----- Input for this task -----

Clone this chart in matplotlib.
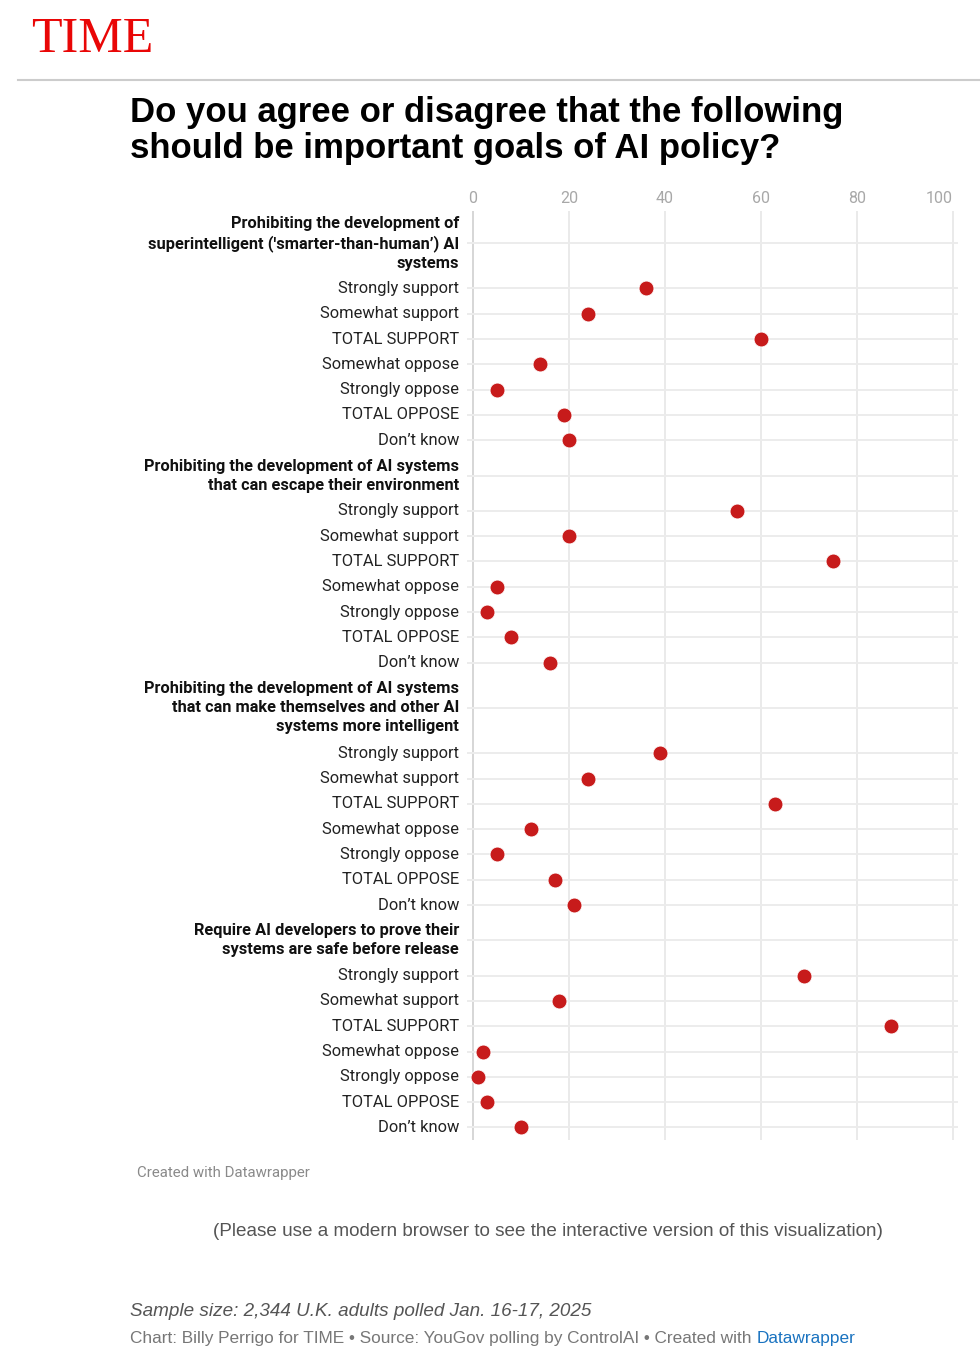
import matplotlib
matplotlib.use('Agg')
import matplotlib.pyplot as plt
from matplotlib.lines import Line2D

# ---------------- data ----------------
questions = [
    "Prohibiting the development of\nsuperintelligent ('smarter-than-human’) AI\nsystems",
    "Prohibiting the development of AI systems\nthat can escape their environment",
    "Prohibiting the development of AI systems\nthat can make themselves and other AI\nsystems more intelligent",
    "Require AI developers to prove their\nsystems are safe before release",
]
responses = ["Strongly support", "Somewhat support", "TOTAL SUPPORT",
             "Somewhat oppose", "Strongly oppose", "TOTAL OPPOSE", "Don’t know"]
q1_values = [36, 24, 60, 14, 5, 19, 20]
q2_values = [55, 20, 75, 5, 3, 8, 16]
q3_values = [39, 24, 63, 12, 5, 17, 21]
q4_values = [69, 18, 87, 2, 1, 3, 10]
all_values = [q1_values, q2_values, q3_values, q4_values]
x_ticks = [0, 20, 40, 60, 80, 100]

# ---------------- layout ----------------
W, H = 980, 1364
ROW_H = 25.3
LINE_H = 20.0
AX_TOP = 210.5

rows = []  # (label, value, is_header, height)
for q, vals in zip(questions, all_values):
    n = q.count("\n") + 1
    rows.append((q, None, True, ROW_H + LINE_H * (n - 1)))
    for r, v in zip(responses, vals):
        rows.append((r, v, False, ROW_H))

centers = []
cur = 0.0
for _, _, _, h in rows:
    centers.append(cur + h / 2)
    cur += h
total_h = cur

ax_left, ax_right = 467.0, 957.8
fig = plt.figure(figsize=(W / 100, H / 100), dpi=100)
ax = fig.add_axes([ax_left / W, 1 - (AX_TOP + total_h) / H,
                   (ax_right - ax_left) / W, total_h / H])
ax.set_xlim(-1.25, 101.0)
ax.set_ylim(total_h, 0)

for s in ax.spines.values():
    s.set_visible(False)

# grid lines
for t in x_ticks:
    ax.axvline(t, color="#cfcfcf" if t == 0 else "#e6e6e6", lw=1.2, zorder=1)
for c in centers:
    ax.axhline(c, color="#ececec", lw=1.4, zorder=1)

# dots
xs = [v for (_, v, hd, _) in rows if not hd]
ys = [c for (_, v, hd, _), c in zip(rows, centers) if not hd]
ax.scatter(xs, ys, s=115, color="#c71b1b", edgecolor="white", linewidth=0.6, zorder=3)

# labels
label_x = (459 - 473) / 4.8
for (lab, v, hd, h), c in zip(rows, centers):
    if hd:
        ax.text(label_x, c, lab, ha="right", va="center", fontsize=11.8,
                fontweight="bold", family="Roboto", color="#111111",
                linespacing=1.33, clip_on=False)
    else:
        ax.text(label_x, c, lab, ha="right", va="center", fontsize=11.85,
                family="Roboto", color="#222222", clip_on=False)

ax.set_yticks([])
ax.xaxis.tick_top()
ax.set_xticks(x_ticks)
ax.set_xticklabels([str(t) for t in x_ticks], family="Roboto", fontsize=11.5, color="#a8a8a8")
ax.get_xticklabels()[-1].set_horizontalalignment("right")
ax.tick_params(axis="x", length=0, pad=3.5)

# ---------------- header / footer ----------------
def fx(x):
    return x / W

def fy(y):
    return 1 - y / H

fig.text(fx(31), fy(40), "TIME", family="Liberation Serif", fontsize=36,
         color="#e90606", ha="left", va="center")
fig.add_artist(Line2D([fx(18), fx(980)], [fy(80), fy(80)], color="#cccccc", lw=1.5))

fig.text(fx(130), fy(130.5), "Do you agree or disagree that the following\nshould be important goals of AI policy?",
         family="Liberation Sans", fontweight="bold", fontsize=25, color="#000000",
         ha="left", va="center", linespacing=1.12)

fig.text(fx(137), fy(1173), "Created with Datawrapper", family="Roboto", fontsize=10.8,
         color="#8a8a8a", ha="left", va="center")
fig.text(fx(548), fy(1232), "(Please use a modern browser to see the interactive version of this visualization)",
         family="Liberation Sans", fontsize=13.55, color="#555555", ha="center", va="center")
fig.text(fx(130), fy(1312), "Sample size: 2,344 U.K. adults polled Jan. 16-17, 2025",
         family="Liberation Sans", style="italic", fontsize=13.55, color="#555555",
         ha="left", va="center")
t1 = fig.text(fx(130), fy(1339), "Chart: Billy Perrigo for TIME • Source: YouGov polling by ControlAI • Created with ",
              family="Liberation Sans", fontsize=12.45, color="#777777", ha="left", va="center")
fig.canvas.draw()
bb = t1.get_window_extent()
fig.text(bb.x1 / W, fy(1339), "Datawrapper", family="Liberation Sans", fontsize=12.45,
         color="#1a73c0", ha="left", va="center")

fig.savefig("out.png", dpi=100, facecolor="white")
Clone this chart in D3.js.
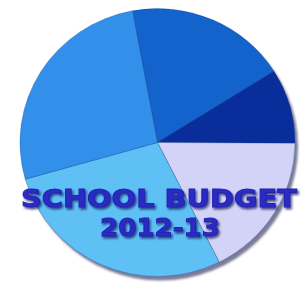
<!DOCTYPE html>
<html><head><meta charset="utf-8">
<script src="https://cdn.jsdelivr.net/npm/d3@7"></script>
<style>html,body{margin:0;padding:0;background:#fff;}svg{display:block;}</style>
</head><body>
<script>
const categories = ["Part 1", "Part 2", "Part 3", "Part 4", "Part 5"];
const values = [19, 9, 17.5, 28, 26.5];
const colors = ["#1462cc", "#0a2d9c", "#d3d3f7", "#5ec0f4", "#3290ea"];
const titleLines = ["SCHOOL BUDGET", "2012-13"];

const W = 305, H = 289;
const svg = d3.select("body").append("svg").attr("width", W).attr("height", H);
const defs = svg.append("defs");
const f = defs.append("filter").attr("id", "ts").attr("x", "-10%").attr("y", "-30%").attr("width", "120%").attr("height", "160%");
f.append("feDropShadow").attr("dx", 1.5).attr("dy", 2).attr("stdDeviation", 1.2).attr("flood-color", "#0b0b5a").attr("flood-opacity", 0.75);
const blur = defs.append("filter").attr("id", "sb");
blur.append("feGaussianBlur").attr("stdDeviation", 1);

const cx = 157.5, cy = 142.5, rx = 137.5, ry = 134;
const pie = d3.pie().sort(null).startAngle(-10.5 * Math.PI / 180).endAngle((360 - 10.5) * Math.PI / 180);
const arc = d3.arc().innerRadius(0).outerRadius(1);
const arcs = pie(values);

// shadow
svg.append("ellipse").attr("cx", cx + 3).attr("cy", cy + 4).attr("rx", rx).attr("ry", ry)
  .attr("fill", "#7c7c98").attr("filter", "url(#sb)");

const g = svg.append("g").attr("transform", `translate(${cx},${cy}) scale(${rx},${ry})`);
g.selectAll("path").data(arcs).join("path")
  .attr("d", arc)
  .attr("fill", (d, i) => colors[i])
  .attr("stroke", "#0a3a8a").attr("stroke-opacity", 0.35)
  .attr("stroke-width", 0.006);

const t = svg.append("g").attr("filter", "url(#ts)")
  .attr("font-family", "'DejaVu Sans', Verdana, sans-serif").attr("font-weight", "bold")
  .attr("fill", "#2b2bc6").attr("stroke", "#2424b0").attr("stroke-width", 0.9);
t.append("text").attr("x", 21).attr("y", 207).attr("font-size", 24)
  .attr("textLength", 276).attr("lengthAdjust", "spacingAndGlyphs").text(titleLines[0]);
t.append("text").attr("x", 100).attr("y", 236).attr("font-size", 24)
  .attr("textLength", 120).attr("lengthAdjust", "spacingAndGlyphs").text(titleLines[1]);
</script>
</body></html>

-----

### Task:
Each line from the top of the material through the line containing "AX_TOP = 210.5" should be reproduced exactly; please drop any images.

### The reply:
Clone this chart in matplotlib.
import matplotlib
matplotlib.use('Agg')
import matplotlib.pyplot as plt
from matplotlib.lines import Line2D

# ---------------- data ----------------
questions = [
    "Prohibiting the development of\nsuperintelligent ('smarter-than-human’) AI\nsystems",
    "Prohibiting the development of AI systems\nthat can escape their environment",
    "Prohibiting the development of AI systems\nthat can make themselves and other AI\nsystems more intelligent",
    "Require AI developers to prove their\nsystems are safe before release",
]
responses = ["Strongly support", "Somewhat support", "TOTAL SUPPORT",
             "Somewhat oppose", "Strongly oppose", "TOTAL OPPOSE", "Don’t know"]
q1_values = [36, 24, 60, 14, 5, 19, 20]
q2_values = [55, 20, 75, 5, 3, 8, 16]
q3_values = [39, 24, 63, 12, 5, 17, 21]
q4_values = [69, 18, 87, 2, 1, 3, 10]
all_values = [q1_values, q2_values, q3_values, q4_values]
x_ticks = [0, 20, 40, 60, 80, 100]

# ---------------- layout ----------------
W, H = 980, 1364
ROW_H = 25.3
LINE_H = 20.0
AX_TOP = 210.5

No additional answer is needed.